Task description:
Locate the string "matplotlib" in the records below. Copy every line where it occurs.
-- START Listed records --
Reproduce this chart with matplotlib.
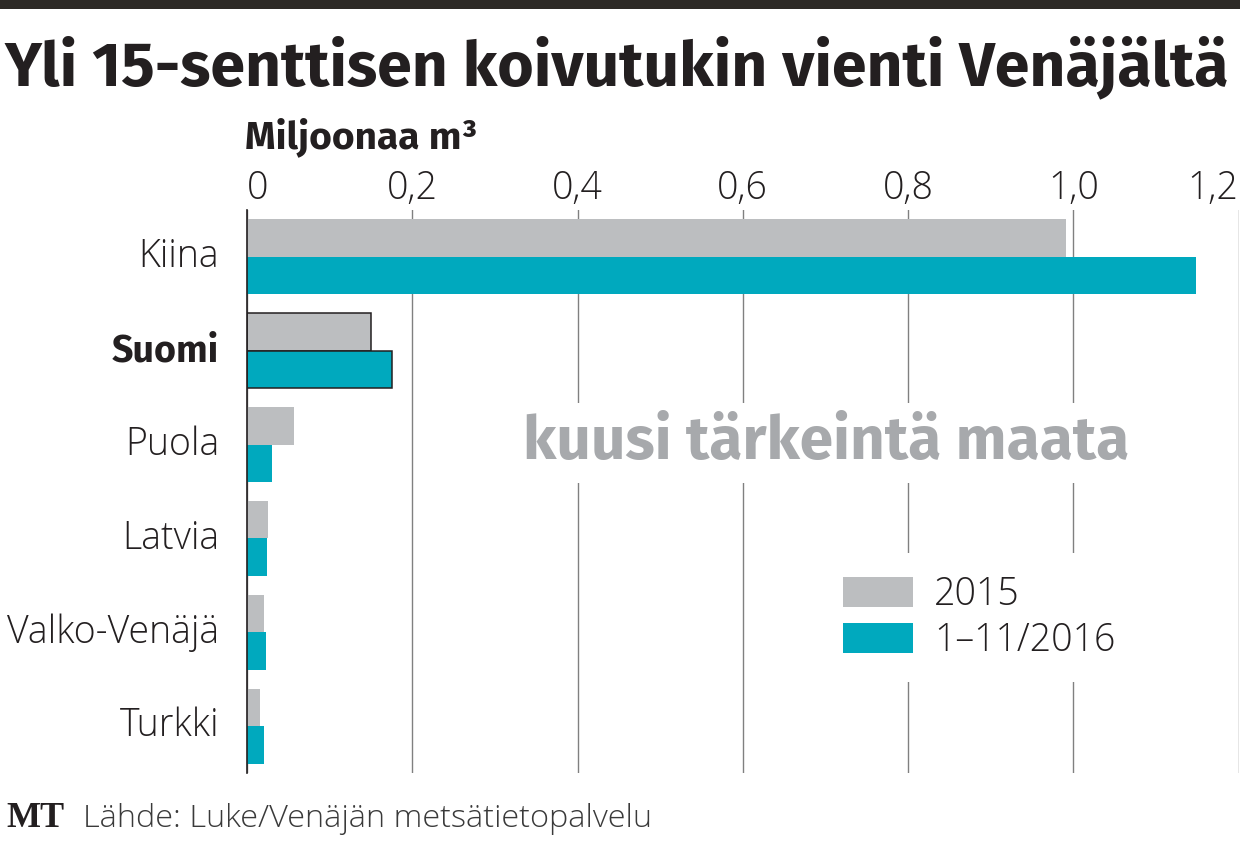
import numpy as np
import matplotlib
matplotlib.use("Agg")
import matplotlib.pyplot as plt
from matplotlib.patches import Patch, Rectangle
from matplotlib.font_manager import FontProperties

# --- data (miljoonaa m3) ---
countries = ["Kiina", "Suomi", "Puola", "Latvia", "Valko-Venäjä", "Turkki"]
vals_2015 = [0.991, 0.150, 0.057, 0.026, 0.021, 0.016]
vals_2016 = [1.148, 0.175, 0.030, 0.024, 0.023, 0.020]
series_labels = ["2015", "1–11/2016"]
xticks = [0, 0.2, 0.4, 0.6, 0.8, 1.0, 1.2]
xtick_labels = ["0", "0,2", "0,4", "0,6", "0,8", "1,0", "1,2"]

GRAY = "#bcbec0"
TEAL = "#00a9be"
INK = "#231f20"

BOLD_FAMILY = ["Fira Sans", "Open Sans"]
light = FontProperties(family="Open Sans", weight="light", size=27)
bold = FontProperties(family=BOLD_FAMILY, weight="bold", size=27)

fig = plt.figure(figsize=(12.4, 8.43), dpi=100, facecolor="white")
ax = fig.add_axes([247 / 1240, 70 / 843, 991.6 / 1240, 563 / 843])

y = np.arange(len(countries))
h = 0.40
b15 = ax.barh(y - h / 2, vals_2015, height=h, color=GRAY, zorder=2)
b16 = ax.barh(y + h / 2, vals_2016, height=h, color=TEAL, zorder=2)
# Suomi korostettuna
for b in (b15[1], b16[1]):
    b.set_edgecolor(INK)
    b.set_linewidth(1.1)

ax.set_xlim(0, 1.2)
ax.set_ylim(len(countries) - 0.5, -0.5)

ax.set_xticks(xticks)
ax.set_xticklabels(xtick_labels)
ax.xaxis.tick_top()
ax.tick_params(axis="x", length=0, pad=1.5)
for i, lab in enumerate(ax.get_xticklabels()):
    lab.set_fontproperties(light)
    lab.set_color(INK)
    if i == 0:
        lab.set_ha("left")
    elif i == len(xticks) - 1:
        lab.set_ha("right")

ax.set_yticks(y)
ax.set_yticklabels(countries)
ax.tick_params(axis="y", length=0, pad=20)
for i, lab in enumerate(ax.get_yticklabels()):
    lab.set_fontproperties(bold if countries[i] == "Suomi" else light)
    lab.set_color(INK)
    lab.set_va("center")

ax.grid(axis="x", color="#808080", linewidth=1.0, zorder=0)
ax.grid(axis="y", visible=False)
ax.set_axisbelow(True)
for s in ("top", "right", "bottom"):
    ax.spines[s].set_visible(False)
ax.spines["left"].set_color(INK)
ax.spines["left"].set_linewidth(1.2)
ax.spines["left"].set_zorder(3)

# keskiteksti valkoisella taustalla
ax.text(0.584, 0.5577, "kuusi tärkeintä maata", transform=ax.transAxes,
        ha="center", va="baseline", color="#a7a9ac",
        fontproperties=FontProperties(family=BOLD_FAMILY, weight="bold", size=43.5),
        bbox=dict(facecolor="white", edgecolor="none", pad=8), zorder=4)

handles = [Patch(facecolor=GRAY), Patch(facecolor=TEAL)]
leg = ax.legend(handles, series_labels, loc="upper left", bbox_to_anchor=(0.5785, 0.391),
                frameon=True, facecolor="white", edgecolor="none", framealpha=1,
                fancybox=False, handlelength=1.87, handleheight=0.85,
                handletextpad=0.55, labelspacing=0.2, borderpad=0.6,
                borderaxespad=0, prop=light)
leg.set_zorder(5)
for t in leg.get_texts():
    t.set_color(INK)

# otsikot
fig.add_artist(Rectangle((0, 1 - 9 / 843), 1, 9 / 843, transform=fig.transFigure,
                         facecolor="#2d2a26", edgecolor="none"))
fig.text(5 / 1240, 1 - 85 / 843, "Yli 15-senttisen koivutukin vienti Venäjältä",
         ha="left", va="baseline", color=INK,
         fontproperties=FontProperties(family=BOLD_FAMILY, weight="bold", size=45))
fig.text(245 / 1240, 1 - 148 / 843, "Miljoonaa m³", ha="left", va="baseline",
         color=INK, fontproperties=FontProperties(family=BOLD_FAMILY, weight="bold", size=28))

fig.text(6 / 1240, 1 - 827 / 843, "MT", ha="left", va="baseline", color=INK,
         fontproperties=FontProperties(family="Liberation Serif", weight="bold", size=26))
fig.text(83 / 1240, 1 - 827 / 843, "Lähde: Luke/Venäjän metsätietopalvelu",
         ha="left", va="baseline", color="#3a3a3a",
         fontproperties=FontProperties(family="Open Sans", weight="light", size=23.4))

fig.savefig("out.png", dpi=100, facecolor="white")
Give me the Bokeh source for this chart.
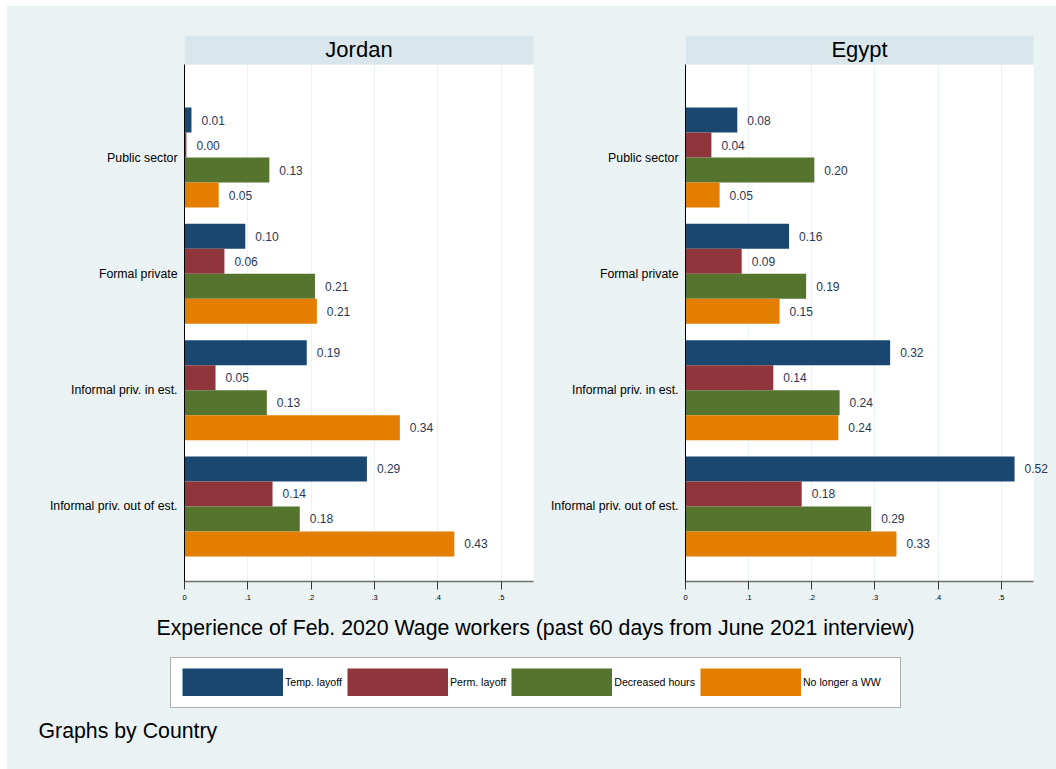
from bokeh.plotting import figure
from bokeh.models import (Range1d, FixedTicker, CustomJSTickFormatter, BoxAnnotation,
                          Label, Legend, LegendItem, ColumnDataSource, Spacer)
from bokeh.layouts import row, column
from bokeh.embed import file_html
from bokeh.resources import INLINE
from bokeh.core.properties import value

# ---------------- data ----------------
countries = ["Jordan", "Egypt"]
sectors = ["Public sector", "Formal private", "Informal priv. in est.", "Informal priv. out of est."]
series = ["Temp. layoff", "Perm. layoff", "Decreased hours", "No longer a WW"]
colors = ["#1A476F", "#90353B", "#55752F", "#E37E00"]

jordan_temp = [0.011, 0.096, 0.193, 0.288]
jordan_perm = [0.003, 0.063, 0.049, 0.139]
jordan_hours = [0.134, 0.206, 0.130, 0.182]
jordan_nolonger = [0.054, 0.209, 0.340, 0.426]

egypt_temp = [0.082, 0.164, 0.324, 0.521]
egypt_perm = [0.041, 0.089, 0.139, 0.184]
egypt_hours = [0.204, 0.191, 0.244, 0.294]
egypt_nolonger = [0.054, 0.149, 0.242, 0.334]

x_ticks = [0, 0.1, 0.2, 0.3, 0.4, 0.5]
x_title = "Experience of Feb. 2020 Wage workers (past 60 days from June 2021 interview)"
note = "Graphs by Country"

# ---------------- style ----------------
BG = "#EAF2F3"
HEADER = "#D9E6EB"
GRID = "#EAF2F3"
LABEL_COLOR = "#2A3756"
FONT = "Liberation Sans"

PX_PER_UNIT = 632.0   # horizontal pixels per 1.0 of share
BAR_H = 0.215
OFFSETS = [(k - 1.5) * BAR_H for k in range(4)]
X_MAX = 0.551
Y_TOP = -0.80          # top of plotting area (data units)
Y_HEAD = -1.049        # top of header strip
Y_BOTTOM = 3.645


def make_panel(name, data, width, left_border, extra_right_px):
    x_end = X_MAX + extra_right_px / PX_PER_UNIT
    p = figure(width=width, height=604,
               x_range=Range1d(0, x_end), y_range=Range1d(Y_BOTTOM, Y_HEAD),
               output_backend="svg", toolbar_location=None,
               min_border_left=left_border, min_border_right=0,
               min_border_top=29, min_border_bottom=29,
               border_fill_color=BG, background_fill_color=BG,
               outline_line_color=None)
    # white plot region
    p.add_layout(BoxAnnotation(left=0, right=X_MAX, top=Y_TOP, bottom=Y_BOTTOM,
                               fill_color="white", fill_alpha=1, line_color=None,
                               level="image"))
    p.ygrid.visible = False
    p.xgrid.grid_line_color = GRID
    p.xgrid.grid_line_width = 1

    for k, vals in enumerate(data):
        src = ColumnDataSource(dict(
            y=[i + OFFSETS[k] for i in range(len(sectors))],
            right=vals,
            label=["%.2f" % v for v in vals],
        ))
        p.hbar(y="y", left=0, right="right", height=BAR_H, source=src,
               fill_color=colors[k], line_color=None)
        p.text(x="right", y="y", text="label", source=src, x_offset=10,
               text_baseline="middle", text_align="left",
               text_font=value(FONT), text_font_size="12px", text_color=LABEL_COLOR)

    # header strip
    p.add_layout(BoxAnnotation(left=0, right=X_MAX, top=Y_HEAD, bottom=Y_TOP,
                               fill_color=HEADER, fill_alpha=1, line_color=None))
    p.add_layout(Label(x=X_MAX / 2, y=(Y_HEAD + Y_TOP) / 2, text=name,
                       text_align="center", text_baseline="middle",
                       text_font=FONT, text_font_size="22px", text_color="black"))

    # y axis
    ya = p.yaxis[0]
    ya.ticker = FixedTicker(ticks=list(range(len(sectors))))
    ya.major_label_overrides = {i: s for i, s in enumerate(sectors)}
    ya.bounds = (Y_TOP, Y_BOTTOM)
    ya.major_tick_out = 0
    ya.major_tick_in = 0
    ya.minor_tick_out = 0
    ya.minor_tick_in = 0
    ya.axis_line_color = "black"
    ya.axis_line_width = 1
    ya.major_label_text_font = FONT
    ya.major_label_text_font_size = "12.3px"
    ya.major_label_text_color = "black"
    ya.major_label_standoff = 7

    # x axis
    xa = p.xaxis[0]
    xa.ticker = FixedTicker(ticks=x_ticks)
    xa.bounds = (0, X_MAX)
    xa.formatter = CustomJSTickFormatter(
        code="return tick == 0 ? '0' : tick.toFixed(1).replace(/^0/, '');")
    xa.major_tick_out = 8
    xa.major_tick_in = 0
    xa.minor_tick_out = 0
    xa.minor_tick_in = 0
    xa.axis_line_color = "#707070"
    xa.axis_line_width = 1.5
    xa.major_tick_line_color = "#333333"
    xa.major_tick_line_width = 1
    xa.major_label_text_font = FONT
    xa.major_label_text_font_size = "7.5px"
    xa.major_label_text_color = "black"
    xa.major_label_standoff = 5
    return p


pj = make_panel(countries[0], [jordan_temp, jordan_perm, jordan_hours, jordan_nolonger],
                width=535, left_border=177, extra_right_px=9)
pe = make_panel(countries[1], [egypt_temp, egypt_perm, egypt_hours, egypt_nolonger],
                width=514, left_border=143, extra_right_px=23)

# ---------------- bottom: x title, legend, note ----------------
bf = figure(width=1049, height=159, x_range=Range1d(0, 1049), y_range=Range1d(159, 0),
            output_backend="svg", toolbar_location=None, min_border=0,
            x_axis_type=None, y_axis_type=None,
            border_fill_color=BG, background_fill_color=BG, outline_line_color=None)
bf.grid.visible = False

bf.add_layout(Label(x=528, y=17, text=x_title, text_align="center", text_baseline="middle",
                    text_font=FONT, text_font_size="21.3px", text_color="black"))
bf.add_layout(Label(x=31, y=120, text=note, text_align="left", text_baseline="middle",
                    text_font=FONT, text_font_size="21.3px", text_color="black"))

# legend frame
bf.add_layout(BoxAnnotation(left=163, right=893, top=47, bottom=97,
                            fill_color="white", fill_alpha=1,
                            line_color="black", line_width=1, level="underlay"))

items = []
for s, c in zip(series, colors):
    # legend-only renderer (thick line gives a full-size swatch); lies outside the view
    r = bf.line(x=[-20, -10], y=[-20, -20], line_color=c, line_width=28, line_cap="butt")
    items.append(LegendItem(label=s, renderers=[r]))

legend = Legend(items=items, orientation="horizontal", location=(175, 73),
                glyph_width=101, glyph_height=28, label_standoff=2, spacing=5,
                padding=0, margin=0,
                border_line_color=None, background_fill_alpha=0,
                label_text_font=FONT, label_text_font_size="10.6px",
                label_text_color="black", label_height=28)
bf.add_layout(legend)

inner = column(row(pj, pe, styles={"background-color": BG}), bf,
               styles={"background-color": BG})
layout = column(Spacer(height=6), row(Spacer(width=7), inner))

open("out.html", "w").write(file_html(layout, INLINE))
-- END Listed records --
Output:
Reproduce this chart with matplotlib.
import matplotlib
matplotlib.use("Agg")
import matplotlib.pyplot as plt
from matplotlib.patches import Patch, Rectangle
from matplotlib.font_manager import FontProperties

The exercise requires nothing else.